Elles arrivent avec des sacs, cabas, glacières et chariots à roulettes, souvent usés, rafistolés, pour ranger leurs courses. Elles n’ont que deux bras et deux mains, mais souvent ces dernières sont accrochées à celles d’enfants qui courent partout, pleurent, sucent des tétines ou des doudous à la propreté douteuse, ont des chandelles sous leurs nez rarement mouchés. Elles gardent toujours un œil sur eux, assis dans un coin à jouer sur le portable, ou regarder une vidéo, même s’ils sont trop jeunes et que ça leur grille le cerveau. Leurs enfants mangent des chips, à toute heure du jour.

Les femmes de l’épicerie sociale.

Elles repartent en soufflant, les mêmes bras et mains chargés de leurs sacs et cabas avec des poireaux qui dépassent, les enfants trottinant sur leurs talons, se dépêchant pour aller en chercher quelques-uns à la sortie de l’école pour déjeuner. Parfois, elles ont quand même pris le temps de s’asseoir pour prendre un café et une petite part de gâteau, poser leurs sacs, poser leur vrac, poser leurs problèmes, poser leurs vies, discuter. Pleurer un peu aussi, quelquefois.

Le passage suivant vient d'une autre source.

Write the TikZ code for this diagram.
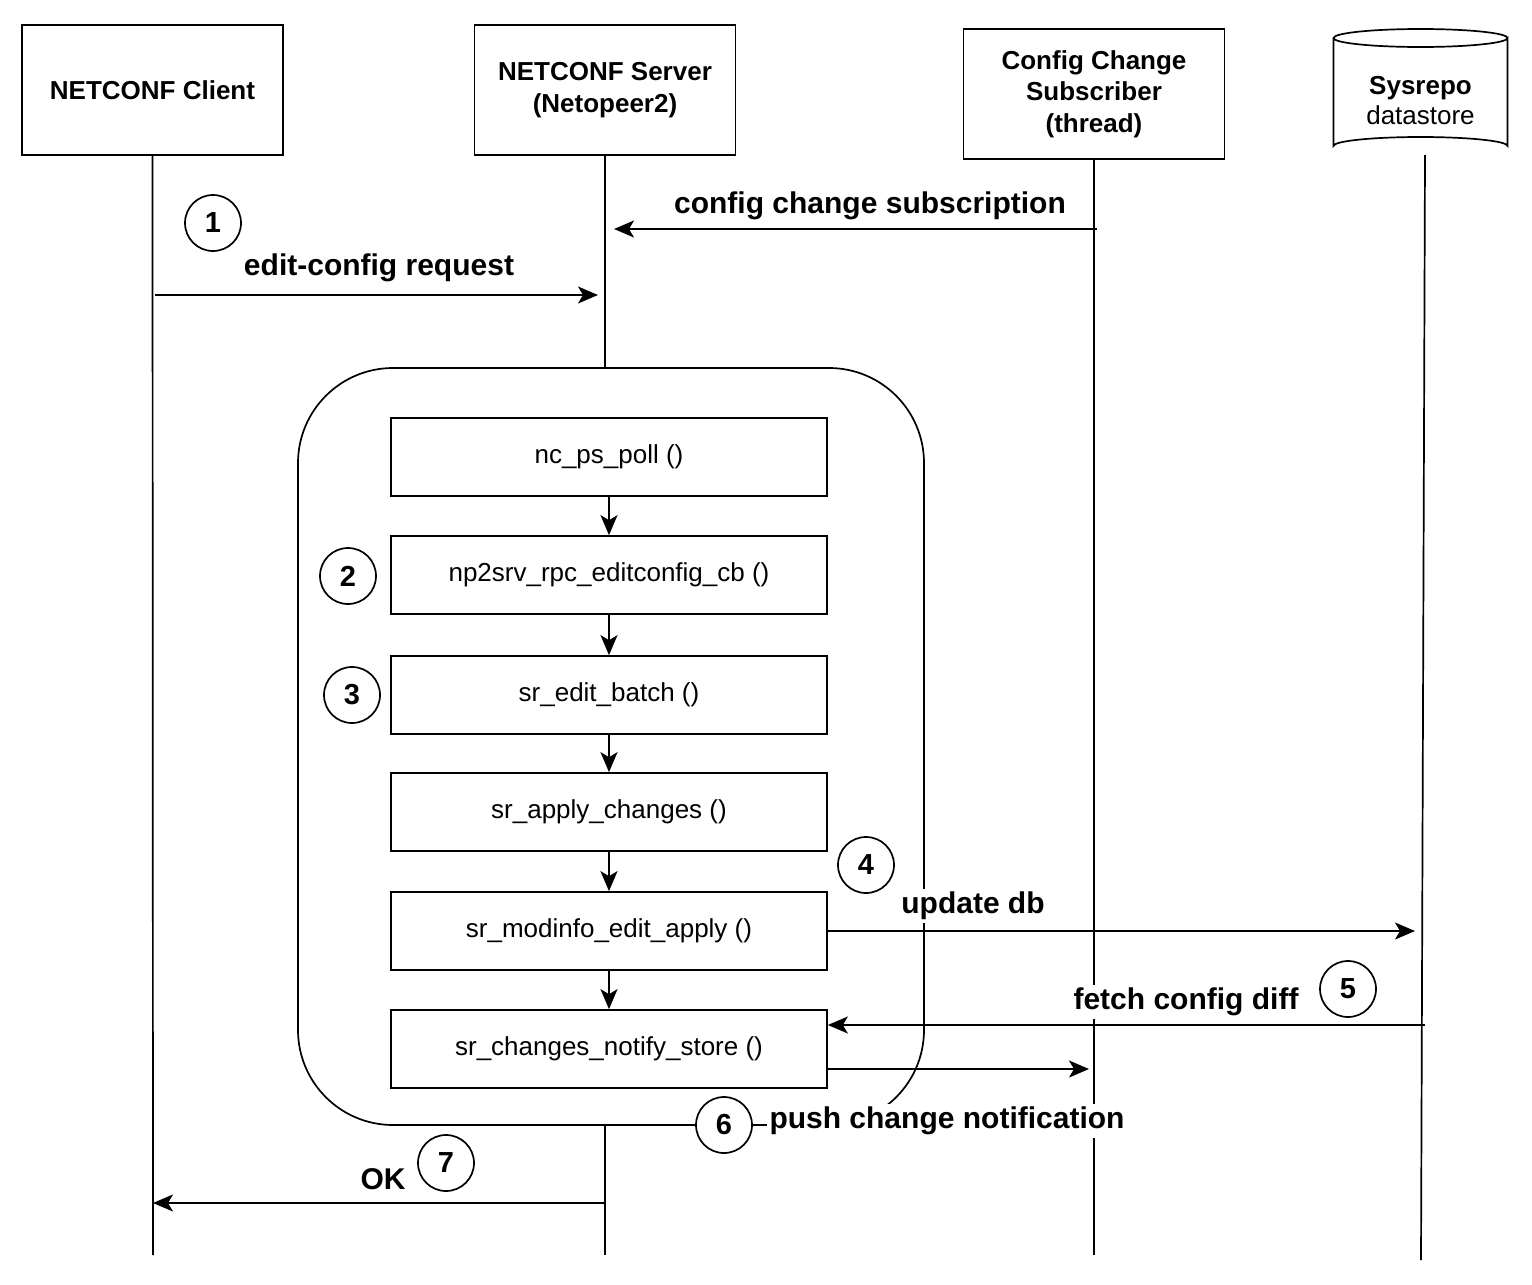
\documentclass[tikz,border=0pt]{standalone}
\usepackage{fontspec}
\setmainfont{Liberation Sans}
\usetikzlibrary{arrows.meta}
\tikzset{
	actor/.style={draw, line width=1.7pt, minimum width=261pt, minimum height=130pt,
		align=center, font=\fontsize{26}{31.5}\selectfont\bfseries},
	func/.style={draw, line width=1.7pt, minimum width=436pt, minimum height=78pt,
		font=\fontsize{26}{31}\selectfont},
	stepnum/.style={draw, circle, line width=1.7pt, minimum size=56pt, inner sep=0pt,
		fill=white, font=\fontsize{29}{34}\selectfont\bfseries},
	msg/.style={fill=white, inner sep=3pt, font=\fontsize{30}{36}\selectfont\bfseries},
	life/.style={line width=1.7pt},
	call/.style={line width=1.7pt, -{Stealth[length=20pt,width=17pt,inset=5pt]}}
}
\begin{document}
\begin{tikzpicture}[x=1pt,y=1pt,yscale=-1]
\useasboundingbox (0,0) rectangle (1532,1285);

% participants
\node[actor] (client) at (152.5,90) {NETCONF Client};
\node[actor] (server) at (605,90) {NETCONF Server\\(Netopeer2)};
\node[actor] (sub) at (1094,94) {Config Change\\Subscriber\\(thread)};

% datastore
\draw[line width=1.7pt] (1333.5,38) -- (1333.5,146)
	arc[start angle=180, end angle=360, x radius=87, y radius=9] -- (1507.5,38)
	arc[start angle=0, end angle=360, x radius=87, y radius=9];
\node[align=center, font=\fontsize{26}{30}\selectfont] (db) at (1420.5,101) {\textbf{Sysrepo}\\datastore};

\coordinate (clientEnd) at (153,1255);
\coordinate (serverEnd) at (605,1255);
\coordinate (subEnd) at (1094,1255);
\coordinate (dbTop) at (1425,155);
\coordinate (dbEnd) at (1421,1260);

% server loop
\node[draw, line width=1.7pt, rounded corners=95pt, minimum width=626pt, minimum height=757pt] (loop) at (611,746.5) {};

% lifelines
\draw[life] (client.south) -- (clientEnd);
\draw[life] (server.south) -- (server.south |- loop.north);
\draw[life] (server.south |- loop.south) -- (serverEnd);
\draw[life] (sub.south) -- (subEnd);
\draw[life] (dbTop) -- (dbEnd);

% call chain
\node[func] (poll) at (609,457) {nc\_ps\_poll ()};
\node[func] (editcb) at (609,575) {np2srv\_rpc\_editconfig\_cb ()};
\node[func] (batch) at (609,695) {sr\_edit\_batch ()};
\node[func] (apply) at (609,812) {sr\_apply\_changes ()};
\node[func] (modinfo) at (609,931) {sr\_modinfo\_edit\_apply ()};
\node[func] (notify) at (609,1049) {sr\_changes\_notify\_store ()};
\draw[call] (poll) -- (editcb);
\draw[call] (editcb) -- (batch);
\draw[call] (batch) -- (apply);
\draw[call] (apply) -- (modinfo);
\draw[call] (modinfo) -- (notify);

% messages
\coordinate (reqA) at (155,295);
\coordinate (reqB) at (598,295);
\coordinate (subA) at (1097,229);
\coordinate (subB) at (614,229);
\coordinate (updB) at (1415,931);
\coordinate (diffA) at (1425,1025);
\coordinate (pushB) at (1089,1069);
\coordinate (okA) at (605,1203);
\coordinate (okB) at (153,1203);
\draw[call] (reqA) -- (reqB);
\draw[call] (subA) -- (subB);
\draw[call] (modinfo.east) -- (updB);
\draw[call] (diffA) -- (notify.east |- diffA);
\draw[call] (notify.east |- pushB) -- (pushB);
\draw[call] (okA) -- (okB);

\node[msg] (reqLbl) at (379,268) {edit-config request};
\node[msg] (subLbl) at (870,206) {config change subscription};
\node[msg] (updLbl) at (973,906) {update db};
\node[msg] (diffLbl) at (1186,1002) {fetch config diff};
\node[msg] (pushLbl) at (947,1121) {push change notification};
\node[msg] (okLbl) at (383,1179) {OK};

% step numbers
\node[stepnum] (s1) at (213,223) {1};
\node[stepnum] (s2) at (348,576) {2};
\node[stepnum] (s3) at (352,695) {3};
\node[stepnum] (s4) at (866,865) {4};
\node[stepnum] (s5) at (1348,989) {5};
\node[stepnum] (s6) at (724,1125) {6};
\node[stepnum] (s7) at (446,1163) {7};

\end{tikzpicture}
\end{document}
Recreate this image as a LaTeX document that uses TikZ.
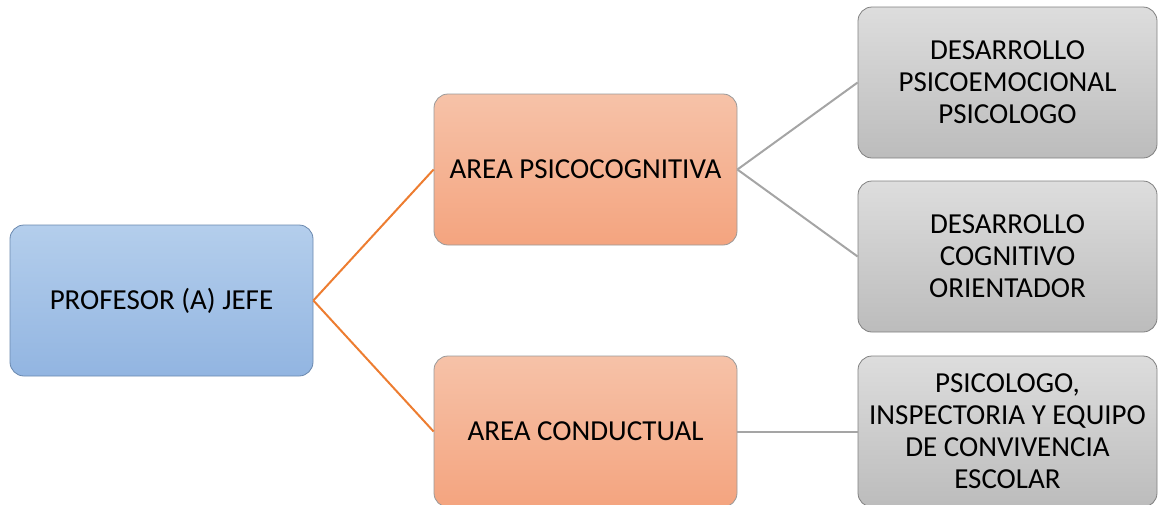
\documentclass[tikz,border=0pt]{standalone}
\usepackage{fontspec}
\setmainfont{Carlito}
\begin{document}
\begin{tikzpicture}[x=1pt,y=-1pt,
  box/.style={rounded corners=14pt, minimum width=303pt, minimum height=151pt, align=center,
    font=\fontsize{29}{32}\selectfont, text=black, line width=0.8pt, inner sep=2pt},
  bluebox/.style={box},
  orbox/.style={box},
  grbox/.style={box, minimum width=299pt},
  orline/.style={line width=2pt},
  grline/.style={line width=2pt}]
\useasboundingbox (0,0) rectangle (1159,504);
\definecolor{bTop}{HTML}{B4CEEC}\definecolor{bBot}{HTML}{92B5E1}\definecolor{bBrd}{HTML}{6A88AE}
\definecolor{oTop}{HTML}{F6C2A8}\definecolor{oBot}{HTML}{F4A47F}
\definecolor{gTop}{HTML}{DDDDDD}\definecolor{gBot}{HTML}{BCBCBC}
\definecolor{eOr}{HTML}{ED7D31}\definecolor{eGr}{HTML}{A5A5A5}
\node[bluebox, top color=bTop, bottom color=bBot, draw=bBrd] (jefe) at (161.5,300.5) {PROFESOR (A) JEFE};
\node[orbox, top color=oTop, bottom color=oBot, draw=gray!80] (psico) at (585.5,169.5) {AREA PSICOCOGNITIVA};
\node[orbox, top color=oTop, bottom color=oBot, draw=gray!80] (cond) at (585.5,431.5) {AREA CONDUCTUAL};
\node[grbox, top color=gTop, bottom color=gBot, draw=gray] (g1) at (1007.5,82.5) {DESARROLLO\\PSICOEMOCIONAL\\PSICOLOGO};
\node[grbox, top color=gTop, bottom color=gBot, draw=gray] (g2) at (1007.5,256.5) {DESARROLLO\\COGNITIVO\\ORIENTADOR};
\node[grbox, top color=gTop, bottom color=gBot, draw=gray] (g3) at (1007.5,431.5) {PSICOLOGO,\\INSPECTORIA Y EQUIPO\\DE CONVIVENCIA\\ESCOLAR};
\draw[orline, draw=eOr] (jefe.east) -- (psico.west);
\draw[orline, draw=eOr] (jefe.east) -- (cond.west);
\draw[grline, draw=eGr] (psico.east) -- (g1.west);
\draw[grline, draw=eGr] (psico.east) -- (g2.west);
\draw[grline, draw=eGr] (cond.east) -- (g3.west);
\end{tikzpicture}
\end{document}
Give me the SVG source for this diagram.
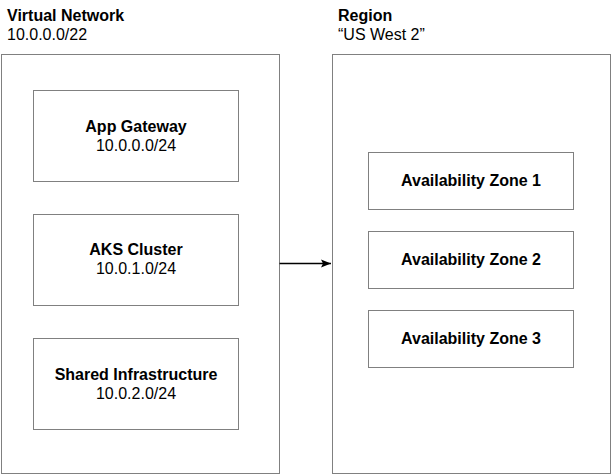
<svg xmlns="http://www.w3.org/2000/svg" width="611" height="474" viewBox="0 0 611 474">
<style>
.box{fill:#ffffff;stroke:#808080;stroke-width:1}
.t{font-family:"Liberation Sans",Arial,Helvetica,sans-serif;font-size:16px;fill:#000000}
.b{font-weight:bold}
.c{text-anchor:middle}
</style>
<defs>
<marker id="arrow" markerUnits="userSpaceOnUse" markerWidth="12" markerHeight="10" refX="10" refY="5" orient="auto">
<path d="M0,1 L10,5 L0,9 L2,5 Z" fill="#000000"/>
</marker>
</defs>
<rect width="611" height="474" fill="#ffffff"/>
<g id="vnet">
<rect class="box" x="1.5" y="54.5" width="278" height="419"/>
<text class="t b" x="7" y="21">Virtual Network</text>
<text class="t" x="7" y="40">10.0.0.0/22</text>
</g>
<g id="region">
<rect class="box" x="332.5" y="54.5" width="278" height="419"/>
<text class="t b" x="338" y="21">Region</text>
<text class="t" x="338" y="40">“US West 2”</text>
</g>
<g id="app-gateway">
<rect class="box" x="33.5" y="90.5" width="205" height="91"/>
<text class="t b c" x="136" y="132">App Gateway</text>
<text class="t c" x="136" y="151">10.0.0.0/24</text>
</g>
<g id="aks-cluster">
<rect class="box" x="33.5" y="214.5" width="205" height="91"/>
<text class="t b c" x="136" y="255">AKS Cluster</text>
<text class="t c" x="136" y="274">10.0.1.0/24</text>
</g>
<g id="shared-infra">
<rect class="box" x="33.5" y="338.5" width="205" height="91"/>
<text class="t b c" x="136" y="380">Shared Infrastructure</text>
<text class="t c" x="136" y="399">10.0.2.0/24</text>
</g>
<g id="az1">
<rect class="box" x="368.5" y="152.5" width="205" height="57"/>
<text class="t b c" x="471" y="186">Availability Zone 1</text>
</g>
<g id="az2">
<rect class="box" x="368.5" y="231.5" width="205" height="57"/>
<text class="t b c" x="471" y="265">Availability Zone 2</text>
</g>
<g id="az3">
<rect class="box" x="368.5" y="310.5" width="205" height="57"/>
<text class="t b c" x="471" y="344">Availability Zone 3</text>
</g>
<g id="connectors">
<line x1="279.5" y1="263.5" x2="331" y2="263.5" stroke="#000000" stroke-width="1.3" marker-end="url(#arrow)"/>
</g>
</svg>
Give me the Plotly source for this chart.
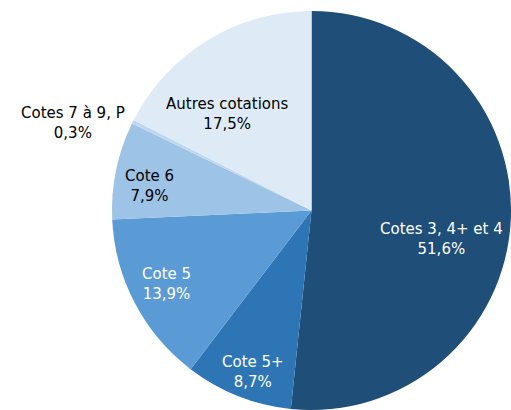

Les femmes de l’épicerie sociale.

Derrière mes lunettes sur le bout de mon nez, je les regarde, je les observe, je les plains, je les admire. Elles ont l’air d’avoir 10 ans de plus, certaines 15. Certaines sont sans âge, n’ont plus d’âge, sont en nage. Leurs cheveux ne sont pas toujours bien peignés. Le coiffeur est un vague souvenir. Leur sourire montre parfois des trous. Elles ne sentent pas toujours bon. Leurs ongles sont parfois en deuil. Elles ont des socquettes dans des sabots, ou des « crocs », qui ont dû être colorés, un jour. Certaines traînent en jogging, on dirait qu’elles se lèvent juste. Je n’aimerais pas avoir leur vie. Elles s’y accrochent courageusement, pourtant. Elles rasent les murs des bourgs, des hameaux, ici, là-bas, dans des coins perdus. Ce sont des êtres perdus. Certaines sont recluses. Toujours elles s’excusent : d’exister, de demander, d’implorer, de se débrouiller.

J’avoue, je les aime aussi, les femmes de l’épicerie sociale…  

 

F.S. 26/05/2025

(PS : Matthieu Chazal, tu me manques. J'aurais aimé que ce soit toi qui prenne cette photo, et tant d'autres, pour ce projet que nous portions ensemble, de "photographier la crise"...).